One of the many things that continues to mystify me about American society - and maybe it is not only American society, but Western society in general - is the way we equate "thin" with "fit" and "healthy." I've seen several studies that showed that people who fall into the BMI range currently classified as "overweight" live longer and are healthier than those who fall into the "healthy" range. This, of course, makes me think that what we define as healthy is not really healthy, but rather some sort of beauty aesthetic that has pervaded the medical establishment and convinced us that "thin" is "healthy." I've been thinking about this a lot lately because I've been running a lot to train for a half marathon on June 5. At the start of my training, or maybe even a little before, I successfully used Phase I of the South Beach Diet to drop a few pounds. However, during that phase it took me almost 77 minutes to run seven miles, and I thought I might burst my lungs and that my thigh muscles would rip themselves from my femurs. Thin, but not in great shape.

As I ran more, I discovered that I was getting fatter. Some people suggested that I was gaining weight because I added muscle, although I am sure that I have. Unfortunately, as proven by my jeans not wanting to button around my increasingly rotund belly and wider hips, I am actually getting flabbier. I had a very ugly incident this morning with a shirt that used to fit fine and now is most unattractive as I bulge out of the side slits. I know that the weight is from the ravenous appetite that I developed to feed to running. I try to eat healthy, but it is really hard for me because I am almost always hungry, which inevitably leads to binging on, say, cheesecake after dinner last night. (It would have been a very "Golden Girls" moment if I had three lady friends sharing it with me, but alas I just stuffed it in my face while on the phone.)

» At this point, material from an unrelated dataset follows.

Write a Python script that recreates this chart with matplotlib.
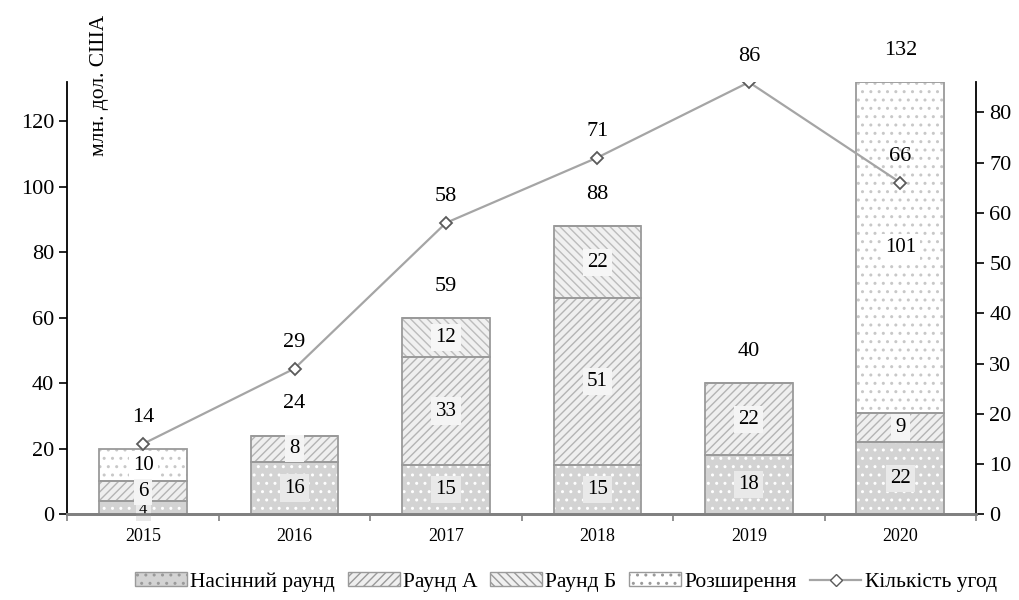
import numpy as np
import matplotlib.pyplot as plt
from matplotlib.patches import Patch
from matplotlib.lines import Line2D

plt.rcParams['font.family'] = ['Liberation Serif', 'DejaVu Serif']
plt.rcParams['hatch.linewidth'] = 1.0

# Дані: обсяг інвестицій за раундами (млн. дол. США) та кількість угод
years = ['2015', '2016', '2017', '2018', '2019', '2020']
seed = [4, 16, 15, 15, 18, 22]
round_a = [6, 8, 33, 51, 22, 9]
round_b = [0, 0, 12, 22, 0, 0]
expansion = [10, 0, 0, 0, 0, 101]
totals = [None, 24, 59, 88, 40, 132]
deals = [14, 29, 58, 71, 86, 66]

series_names = ['Насінний раунд', 'Раунд А', 'Раунд Б', 'Розширення']
# (заливка, штрихування, колір штриха, фон підпису)
styles = [
    ('#d3d3d3', '..', '#ffffff', '#e9e9e9'),
    ('#efefef', '////', '#b4b4b4', '#f4f4f4'),
    ('#f0f0f0', '\\\\\\\\', '#bcbcbc', '#f6f6f6'),
    ('#ffffff', '..', '#c8c8c8', '#ffffff'),
]
edge = '#9a9a9a'

fig = plt.figure(figsize=(10.2, 6), dpi=100)
ax = fig.add_axes([0.066, 0.143, 0.891, 0.72])
ax2 = ax.twinx()

x = np.arange(len(years))
width = 0.58
bottom = np.zeros(len(years))
for values, (fc, hatch, hc, lbg) in zip([seed, round_a, round_b, expansion], styles):
    vals = np.array(values, dtype=float)
    # шар зі штрихуванням
    ax.bar(x, vals, width, bottom=bottom, color=fc, hatch=hatch,
           edgecolor=hc, linewidth=0, zorder=2)
    # контур сегментів
    ax.bar(x, vals, width, bottom=bottom, fill=False,
           edgecolor=edge, linewidth=1.3, zorder=3)
    for xi, v, b in zip(x, vals, bottom):
        if v > 0:
            small = v < 5
            ax.text(xi, b + v / 2 - (0.6 if small else 0), f'{int(v)}',
                    ha='center', va='center', fontsize=12 if small else 15,
                    zorder=4 if small else 5,
                    bbox=dict(boxstyle='square,pad=0.2', fc=lbg, ec='none'))
    bottom += vals

for xi, t, top in zip(x, totals, bottom):
    if t is not None:
        ax.annotate(f'{t}', (xi, top), xytext=(0, 16), textcoords='offset points',
                    ha='center', va='bottom', fontsize=16)

ax.set_xlim(-0.5, len(years) - 0.5)
ax.set_ylim(0, 132)
ax.set_yticks(np.arange(0, 121, 20))
ax.set_xticks(x)
ax.set_xticklabels(years, fontsize=13)
ax.set_xticks(np.arange(-0.5, len(years)), minor=True)
ax.tick_params(axis='x', which='major', length=0, pad=10)
ax.tick_params(axis='x', which='minor', length=5, width=1.2, color='#808080')
ax.tick_params(axis='y', labelsize=16, length=6, width=1.2, direction='out')

# лінія кількості угод на правій осі
ax2.plot(x, deals, color='#a5a5a5', linewidth=1.6, marker='D', markersize=6,
         markerfacecolor='white', markeredgecolor='#5a5a5a', markeredgewidth=1.3,
         zorder=4)
for xi, d in zip(x, deals):
    ax2.annotate(f'{d}', (xi, d), xytext=(0, 12), textcoords='offset points',
                 ha='center', va='bottom', fontsize=16)
ax2.set_ylim(0, 86)
ax2.set_yticks(np.arange(0, 81, 10))
ax2.tick_params(axis='y', labelsize=16, length=6, width=1.2, direction='out')

for a in (ax, ax2):
    a.spines['top'].set_visible(False)
    a.spines['left'].set_linewidth(1.3)
    a.spines['right'].set_linewidth(1.3)
    a.spines['bottom'].set_color('#808080')
    a.spines['bottom'].set_linewidth(2)
ax2.spines['left'].set_visible(False)
ax.spines['right'].set_visible(False)
ax.set_zorder(ax2.get_zorder() - 1)
ax.patch.set_visible(False)

fig.text(0.098, 0.975, 'млн. дол. США', rotation=90, ha='center', va='top',
         fontsize=15.5)

handles = [Patch(facecolor=fc, hatch=h, edgecolor=edge, linewidth=1)
           for fc, h, hc, lbg in styles]
handles.append(Line2D([0], [0], color='#a5a5a5', linewidth=1.6, marker='D',
                      markersize=6, markerfacecolor='white',
                      markeredgecolor='#5a5a5a'))
fig.legend(handles, series_names + ['Кількість угод'], loc='center',
           bbox_to_anchor=(0.555, 0.03), ncol=5, frameon=False, fontsize=15.5,
           handlelength=2.4, handletextpad=0.15, columnspacing=0.6,
           handleheight=0.6)

fig.savefig('out.png', dpi=100)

Yet I am also far fitter. When I ran 12 miles last Saturday, my average mile was 9 minutes, 40 seconds. I didn't get tired until the 10.5 mile. Part of the reason I could run so well was because I fueled the run with carbs beforehand, had energy supplements during it, and ate a protein bar afterward. So although I burned 1200 calories, I consumed 600 just to accomplish it. Then I binge ate because I was hungry an went to a 12 hour birthday extravaganza that involved enormous quantities of candy (Take 5 is possibly my new favorite candy bar; sorry Mars...) and on my way there I passed a Polish bakery, so of course I had to stop in and buy a paczki (donut, pronounced panchki) or four, but I am getting off the point a little bit.

The point is that I am definitely fatter. I am also definitely fitter. I am insanely proud of how far I've come with this running thing, especially given my asthmatic childhood which involved at least one ER visit each spring and fall when I did strenuous things like, say, sleep. I just wish that my fitness was not buried under so much flab.